Cuba Port Trade
This week saw a little confab at the Port of Tampa regarding trade with Cuba. From the Tribune article we learned the following:
“We certainly see opportunities in Cuba,” Tampa port director Richard Wainio said, emphasizing that largely depends on the lifting of the U.S. trade embargo that restricts U.S. shipments to Cuba, only 3 percent of which are handled by Florida ports.
So only 3% of all trade between the US and Cuba goes through Florida. Pretty much none goes through Tampa. What is the port going to do about that woefully poor number?
“Likely to serve” is not the same as “we are actively looking to get service.” So, again, what are you going to do about it?

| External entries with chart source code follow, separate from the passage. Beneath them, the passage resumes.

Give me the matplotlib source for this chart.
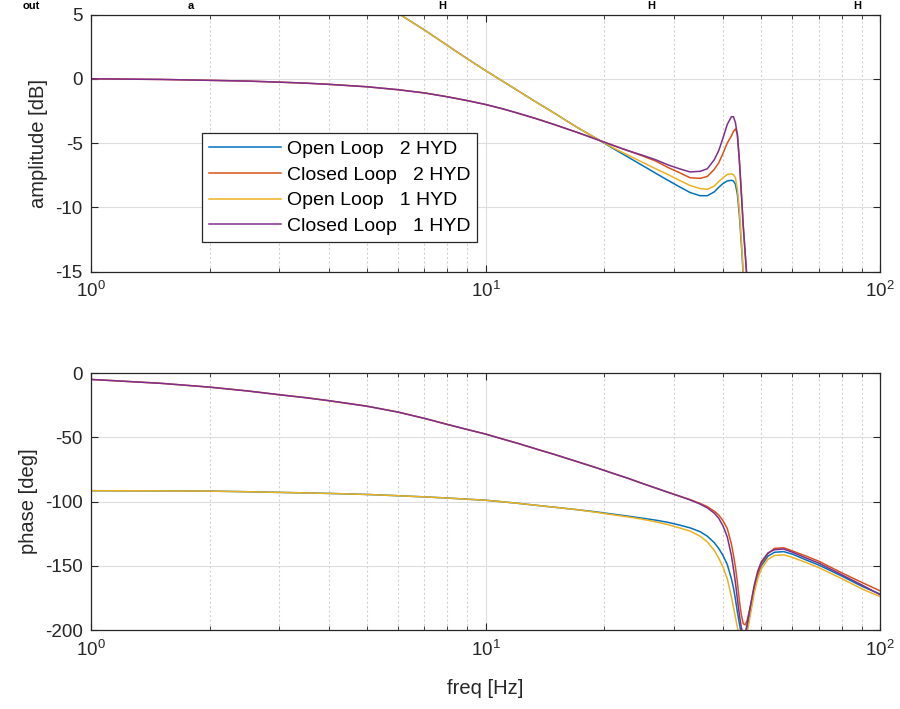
import matplotlib
matplotlib.use('Agg')
import matplotlib.pyplot as plt
from matplotlib.ticker import LogLocator, NullFormatter

plt.rcParams['font.family'] = ['Liberation Sans', 'DejaVu Sans']
plt.rcParams['mathtext.fontset'] = 'custom'
plt.rcParams['mathtext.rm'] = 'Liberation Sans'
plt.rcParams['mathtext.it'] = 'Liberation Sans:italic'
plt.rcParams['mathtext.bf'] = 'Liberation Sans:bold'
plt.rcParams['axes.unicode_minus'] = False

# frequency points [Hz]
freq = [1, 1.5, 2, 2.5, 3, 3.5, 4, 5, 6, 7, 8, 9, 10, 11, 12, 13.5, 15, 17, 19, 21, 23, 25,
        27, 29, 31, 33, 35, 36.5, 38, 39, 40, 41, 42, 42.5, 43, 43.5, 44, 44.5, 45, 45.5, 46,
        47, 48, 49, 50, 52, 54, 57, 60, 65, 70, 80, 90, 100]

# amplitude [dB]
amp_ol2 = [20.6, 17.1, 14.6, 12.6, 11.1, 9.7, 8.6, 6.7, 5.1, 3.8, 2.6, 1.55, 0.64, -0.15,
           -0.87, -1.85, -2.7, -3.75, -4.6, -5.4, -6.1, -6.75, -7.35, -7.9, -8.4, -8.85, -9.1,
           -9.1, -8.8, -8.45, -8.15, -7.95, -7.9, -7.95, -8.2, -9.0, -10.6, -12.8, -15.2, -17.7,
           -20, -22, -26, -28, -27, -25, -23, -22, -21.5, -21, -21, -22, -23, -24]
amp_cl2 = [0, -0.05, -0.12, -0.18, -0.26, -0.34, -0.43, -0.62, -0.85, -1.1, -1.4, -1.7, -2.0,
           -2.32, -2.65, -3.12, -3.58, -4.15, -4.68, -5.17, -5.6, -6.0, -6.4, -6.9, -7.3, -7.7,
           -7.75, -7.6, -7.05, -6.55, -5.8, -5.0, -4.45, -4.1, -3.9, -4.3, -6.4, -8.8, -11.4,
           -13.5, -15.5, -20, -25, -28, -27, -25, -23, -22, -21.5, -21, -21, -22, -23, -24]
amp_ol1 = [20.6, 17.1, 14.6, 12.6, 11.1, 9.7, 8.6, 6.7, 5.1, 3.8, 2.6, 1.55, 0.64, -0.15,
           -0.87, -1.85, -2.7, -3.75, -4.6, -5.35, -5.95, -6.5, -7.0, -7.45, -7.9, -8.3, -8.55,
           -8.6, -8.35, -8.0, -7.7, -7.45, -7.4, -7.45, -7.7, -8.6, -10.2, -12.5, -15.0, -17.5,
           -20, -22, -26, -28, -27, -25, -23, -22, -21.5, -21, -21, -22, -23, -24]
amp_cl1 = [0, -0.05, -0.12, -0.18, -0.26, -0.34, -0.43, -0.62, -0.85, -1.1, -1.4, -1.7, -2.0,
           -2.32, -2.65, -3.12, -3.58, -4.15, -4.68, -5.17, -5.6, -5.95, -6.3, -6.7, -7.0, -7.25,
           -7.2, -7.0, -6.3, -5.6, -4.6, -3.55, -2.95, -2.95, -3.4, -4.4, -6.3, -8.8, -11.4,
           -13.5, -15.6, -20, -25, -28, -27, -25, -23, -22, -21.5, -21, -21, -22, -23, -24]

# phase [deg]
ph_ol2 = [-91.6, -91.7, -91.9, -92.4, -92.9, -93.3, -93.7, -94.5, -95.5, -96.4, -97.3, -98.2,
          -99.0, -100.2, -101.3, -103, -104.5, -106.3, -108, -109.8, -111.4, -113, -114.5,
          -116.2, -118.3, -120.5, -123.5, -127, -132, -136.5, -142, -149, -160, -167, -176,
          -186, -195, -203, -208, -207, -200, -184, -168, -157, -150, -142.5, -139.5, -139,
          -141, -145.5, -149.5, -158, -166, -172]
ph_cl2 = [-5.0, -8.0, -11.0, -14.0, -16.9, -19.2, -21.5, -25.8, -30.4, -35.3, -40.0, -44.0,
          -47.5, -51.2, -54.5, -59.3, -63.5, -68.8, -73.5, -78, -82, -86, -89.5, -92.8, -95.8,
          -98.5, -101.5, -104, -107.5, -110.5, -115, -121, -133, -141.5, -151, -163, -177, -188,
          -195, -196, -193, -181, -167, -156, -148.5, -140.5, -136.5, -136, -138.5, -142.5,
          -146.5, -155.5, -163, -169.5]
ph_ol1 = [-91.6, -91.7, -91.9, -92.4, -92.9, -93.3, -93.7, -94.5, -95.5, -96.4, -97.3, -98.2,
          -99.0, -100.2, -101.3, -103, -104.5, -106.3, -108.3, -110.3, -112, -113.8, -115.8,
          -118, -120.5, -123, -127, -131.5, -138, -144, -151, -160, -174, -182, -190, -198,
          -205, -210, -212, -210, -203, -187, -171, -160, -152.5, -145, -142, -141.5, -143.5,
          -147.5, -151.5, -160, -168, -174]
ph_cl1 = [-5.0, -8.0, -11.0, -14.0, -16.9, -19.2, -21.5, -25.8, -30.4, -35.3, -40.0, -44.0,
          -47.5, -51.2, -54.5, -59.3, -63.5, -68.8, -73.5, -78, -82, -86, -89.5, -92.8, -95.8,
          -98.8, -102, -105, -109, -113, -119, -127.5, -142, -152, -163, -176, -188, -198, -204,
          -203, -196, -180, -165, -154, -147, -140, -137.5, -137, -139.5, -144, -148, -157,
          -165, -172.5]

labels = ['Open Loop   2 HYD', 'Closed Loop   2 HYD', 'Open Loop   1 HYD', 'Closed Loop   1 HYD']
colors = ['#0072BD', '#D95319', '#EDB120', '#7E2F8E']

fig = plt.figure(figsize=(9, 7.09), dpi=100)
ax1 = fig.add_axes([0.1011, 0.617, 0.8767, 0.3625])
ax2 = fig.add_axes([0.1011, 0.1114, 0.8767, 0.3625])

for y, c, l in zip([amp_ol2, amp_cl2, amp_ol1, amp_cl1], colors, labels):
    ax1.semilogx(freq, y, color=c, lw=1.1, label=l)
for y, c in zip([ph_ol2, ph_cl2, ph_ol1, ph_cl1], colors):
    ax2.semilogx(freq, y, color=c, lw=1.1)

ax1.set_ylim(-15, 5)
ax1.set_yticks([-15, -10, -5, 0, 5])
ax2.set_ylim(-200, 0)
ax2.set_yticks([-200, -150, -100, -50, 0])

for ax in (ax1, ax2):
    ax.set_xlim(1, 100)
    ax.xaxis.set_major_locator(LogLocator(base=10, numticks=5))
    ax.xaxis.set_minor_locator(LogLocator(base=10, subs=range(2, 10), numticks=20))
    ax.xaxis.set_minor_formatter(NullFormatter())
    ax.grid(True, which='major', color='#dedede', lw=0.8, ls='-')
    ax.grid(True, which='minor', axis='x', color='#d2d2d2', lw=0.8, ls=(0, (2, 2)))
    ax.set_axisbelow(True)
    ax.tick_params(which='both', direction='in', top=True, right=True, labelsize=13.5,
                   colors='#262626', labelcolor='#262626')
    ax.tick_params(which='major', length=5, width=0.8)
    ax.tick_params(which='minor', length=3, width=0.6)
    ax.tick_params(axis='x', pad=7)
    ax.tick_params(axis='y', pad=6)
    for s in ax.spines.values():
        s.set_color('#262626')
        s.set_linewidth(0.9)

ax1.set_ylabel('amplitude [dB]', fontsize=14.5, color='#262626', labelpad=5)
ax2.set_ylabel('phase [deg]', fontsize=14.5, color='#262626', labelpad=5)
ax2.set_xlabel('freq [Hz]', fontsize=14.5, color='#262626', labelpad=14)

leg = ax1.legend(loc='lower left', bbox_to_anchor=(0.1407, 0.115), borderaxespad=0,
                 fontsize=14, handlelength=3.7, handletextpad=0.3, labelspacing=0.42,
                 fancybox=False, framealpha=1, edgecolor='#262626', borderpad=0.35)
leg.get_frame().set_linewidth(0.9)

# remains of the title line above the plot
for x, t in [(0.035, 'out'), (0.212, 'a'), (0.491, 'H'), (0.724, 'H'), (0.953, 'H')]:
    fig.text(x, 0.999, t, fontsize=8, fontweight='bold', va='top', ha='center')

fig.savefig('out.png', dpi=100)
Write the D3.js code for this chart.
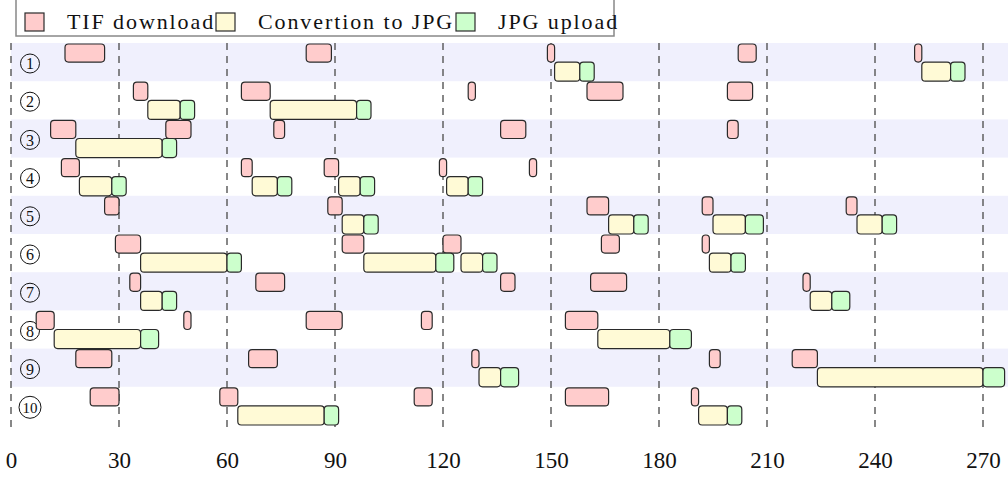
<!DOCTYPE html>
<html>
<head>
<meta charset="utf-8">
<script src="https://cdn.jsdelivr.net/npm/d3@7"></script>
<style>
  body { margin: 0; background: #fff; }
  svg { display: block; }
  svg text { font-family: "Liberation Serif", "DejaVu Serif", serif; }
</style>
</head>
<body>
<div id="chart"></div>
<script>
// machines (rows), one per download slot
const machines = [1, 2, 3, 4, 5, 6, 7, 8, 9, 10];

// [machine, start, end] in seconds
const tifDownload = [
  [1, 15, 26], [1, 82, 89], [1, 149, 151], [1, 202, 207], [1, 251, 253],
  [2, 34, 38], [2, 64, 72], [2, 127, 129], [2, 160, 170], [2, 199, 206],
  [3, 11, 18], [3, 43, 50], [3, 73, 76], [3, 136, 143], [3, 199, 202],
  [4, 14, 19], [4, 64, 67], [4, 87, 91], [4, 119, 121], [4, 144, 146],
  [5, 26, 30], [5, 88, 92], [5, 160, 166], [5, 192, 195], [5, 232, 235],
  [6, 29, 36], [6, 92, 98], [6, 120, 125], [6, 164, 169], [6, 192, 194],
  [7, 33, 36], [7, 68, 76], [7, 136, 140], [7, 161, 171], [7, 220, 222],
  [8, 7, 12], [8, 48, 50], [8, 82, 92], [8, 114, 117], [8, 154, 163],
  [9, 18, 28], [9, 66, 74], [9, 128, 130], [9, 194, 197], [9, 217, 224],
  [10, 22, 30], [10, 58, 63], [10, 112, 117], [10, 154, 166], [10, 189, 191]
];
const conversion = [
  [1, 151, 158], [1, 253, 261],
  [2, 38, 47], [2, 72, 96],
  [3, 18, 42],
  [4, 19, 28], [4, 67, 74], [4, 91, 97], [4, 121, 127],
  [5, 92, 98], [5, 166, 173], [5, 195, 204], [5, 235, 242],
  [6, 36, 60], [6, 98, 118], [6, 125, 131], [6, 194, 200],
  [7, 36, 42], [7, 222, 228],
  [8, 12, 36], [8, 163, 183],
  [9, 130, 136], [9, 224, 270],
  [10, 63, 87], [10, 191, 199]
];
const jpgUpload = [
  [1, 158, 162], [1, 261, 265],
  [2, 47, 51], [2, 96, 100],
  [3, 42, 46],
  [4, 28, 32], [4, 74, 78], [4, 97, 101], [4, 127, 131],
  [5, 98, 102], [5, 173, 177], [5, 204, 209], [5, 242, 246],
  [6, 60, 64], [6, 118, 123], [6, 131, 135], [6, 200, 204],
  [7, 42, 46], [7, 228, 233],
  [8, 36, 41], [8, 183, 189],
  [9, 136, 141], [9, 270, 276],
  [10, 87, 91], [10, 199, 203]
];
const xTicks = [0, 30, 60, 90, 120, 150, 180, 210, 240, 270];
const legendLabels = ["TIF download", "Convertion to JPG", "JPG upload"];

const width = 1008, height = 478;
const serif = "Liberation Serif";

const x = d3.scaleLinear().domain([0, 270]).range([11, 983]);
const y = d3.scaleBand().domain(machines).range([43, 425]).padding(0);
const half = y.bandwidth() / 2;

const svg = d3.select("#chart").append("svg")
    .attr("width", width)
    .attr("height", height)
    .attr("viewBox", [0, 0, width, height]);

// alternating row bands
svg.append("g")
  .selectAll("rect")
  .data(machines.filter(m => m % 2 === 1))
  .join("rect")
    .attr("x", x(0))
    .attr("y", d => y(d))
    .attr("width", width - x(0))
    .attr("height", y.bandwidth())
    .attr("fill", "#f0f0fd");

// dashed grid lines
svg.append("g")
  .selectAll("line")
  .data(xTicks)
  .join("line")
    .attr("x1", d => x(d))
    .attr("x2", d => x(d))
    .attr("y1", 43)
    .attr("y2", 433)
    .attr("stroke", "#555")
    .attr("stroke-width", 1.4)
    .attr("stroke-dasharray", "7,6");

// row labels (circled numbers)
const labels = svg.append("g")
  .selectAll("g")
  .data(machines)
  .join("g")
    .attr("transform", d => `translate(30,${y(d) + 20.5})`);
labels.append("circle")
    .attr("r", d => d === 10 ? 11 : 9.5)
    .attr("fill", "none")
    .attr("stroke", "#111")
    .attr("stroke-width", 1);
labels.append("text")
    .attr("text-anchor", "middle")
    .attr("dy", "0.35em")
    .attr("font-family", serif)
    .attr("font-size", d => d === 10 ? 15 : 16)
    .attr("fill", "#111")
    .text(d => d);

// task bars
function drawBars(data, fill, top) {
  svg.append("g")
    .selectAll("rect")
    .data(data)
    .join("rect")
      .attr("x", d => x(d[1]))
      .attr("y", d => y(d[0]) + (top ? 1 : half))
      .attr("width", d => x(d[2]) - x(d[1]))
      .attr("height", top ? half - 1 : half)
      .attr("rx", 3.5)
      .attr("fill", fill)
      .attr("stroke", "#2a2a2a")
      .attr("stroke-width", 1.2);
}
drawBars(tifDownload, "#ffcccc", true);
drawBars(conversion, "#fffad6", false);
drawBars(jpgUpload, "#ccffcc", false);

// x axis labels only
svg.append("g")
    .attr("transform", `translate(0,452)`)
    .call(d3.axisBottom(x).tickValues(xTicks).tickSize(0).tickPadding(0))
    .call(g => g.select(".domain").remove())
    .call(g => g.attr("font-family", serif).attr("font-size", 23))
    .call(g => g.selectAll("text").attr("fill", "#111"));

// legend
const legend = svg.append("g");
legend.append("rect")
    .attr("x", 16).attr("y", -1)
    .attr("width", 598).attr("height", 37)
    .attr("fill", "#fff")
    .attr("stroke", "#888")
    .attr("stroke-width", 1.5);
const legendColors = ["#ffcccc", "#fffad6", "#ccffcc"];
const legendBoxX = [25, 216, 456];
const legendTextX = [67, 258, 498];
legendLabels.forEach((label, i) => {
  legend.append("rect")
      .attr("x", legendBoxX[i]).attr("y", 13)
      .attr("width", 19).attr("height", 18)
      .attr("fill", legendColors[i])
      .attr("stroke", "#2a2a2a")
      .attr("stroke-width", 1.2);
  legend.append("text")
      .attr("x", legendTextX[i]).attr("y", 28.5)
      .attr("font-family", serif)
      .attr("font-size", 22)
      .attr("letter-spacing", 1.9)
      .attr("fill", "#111")
      .text(label);
});
</script>
</body>
</html>
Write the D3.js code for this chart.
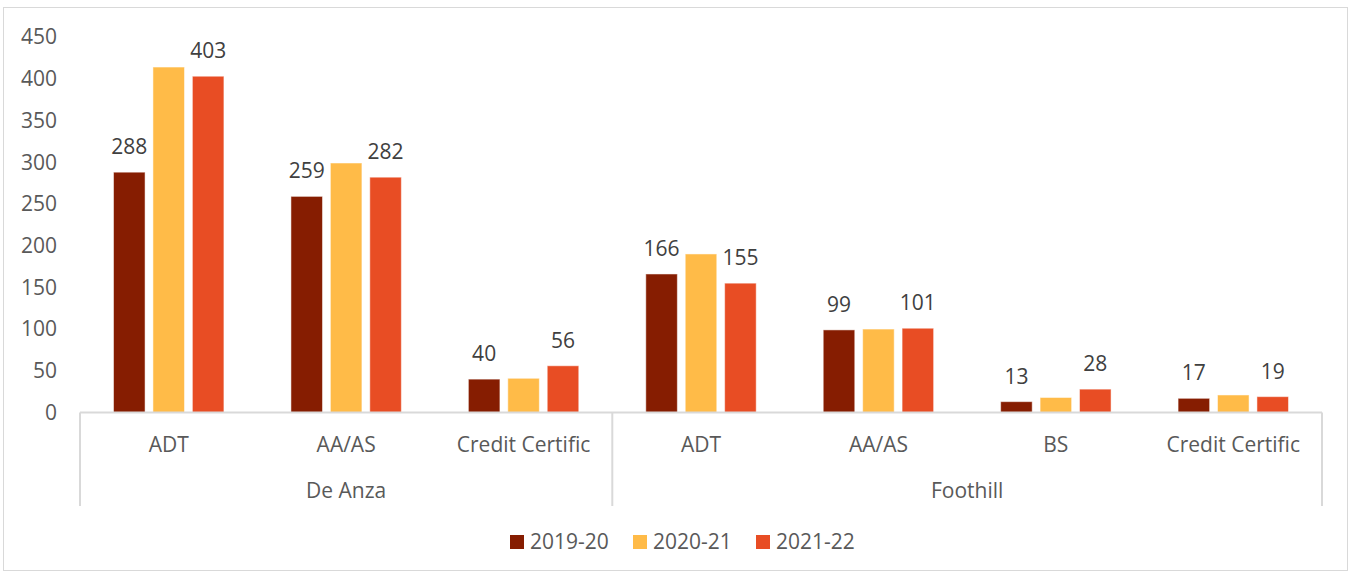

In short, the answer to the question of “what are you going to do” is: nothing. In fact, it seems the plan is to let Cuba be the main station of Caribbean/Gulf and Tampa be the bit player stop on the long loop around the Gulf. More problematic is that the “trans-shipments” involve container cargo and, this report seems to confirm that, while other US ports are working to develop their container business to serve the Panama Canal, inaction is the plan for future container service to the Port.
The article is headlined “Tampa port’s role in trade with Cuba hangs on U.S. stance” but the reality is that the Port’s role hangs on the Port’s stance, and that seems to be entirely passive, while Alabama, Texas and other states get the benefit of our inaction.
It appears the port’s board is also content with inaction and being a bit player. Why? Because they decided to give the director a 7% raise.
Tampasphere does not care if the director gets a raise if he is doing his job, but, as we have said over and over, where is the plan and vision for getting the port to be a more significant engine for the economy? He can do much better.
At least the port board restored $100,000/year funding to the streetcar. That is a helpful development.
We also learned from the Tribune the following:
Opponents over the years lambasted the streetcar system for ridership that averages a little more than 30 passengers an hour, or about 400,000 a year. However, the system recovers more of its operating costs — about 30 percent — from fares than does HART’s bus system.
Let’s go over that again. The streetcar covers more of its operating expenses than the buses. Sure there are more buses, but then again, people do not build developments and neighborhoods around bus stops. Why didn’t we hear than during the transportation referendum campaign or any other time before now?
The USF Poly saga goes on. There is much that could be said, but we want to see things play out a little more.
However, one thing that can be said is that the State Senator who is the champion of making USF Poly independent appears to be a man of his word. The Times reports that he told the youngest member of the state university system Board of Governors the following:
Alexander would later tell reporters that he never referenced any kind of “quid pro quo” and that he’s sure the people of Florida will see an independent polytechnic through even after he’s out of power.
Years ago, Alexander, who controls the state budget, wanted to bring a heart-health program to a hospital in his home district, but it was derailed by someone from a university in another area. After that, he said, the school that fought against him lost tens of millions of dollars.
This week we learned that the state senator is now asking for USF to be investigated. At least he was honest to the Board of Governors member.
Of course, politics is a massive, multiplayer game. Two other state senators are calling for USF Poly to be audited and/or for its chancellor to step down.
One other question, why is USF paying $500,000 for a video and hiring Santiago Calatrava to design a branch campus? What bout the main campus and the tens of thousands of people who go there?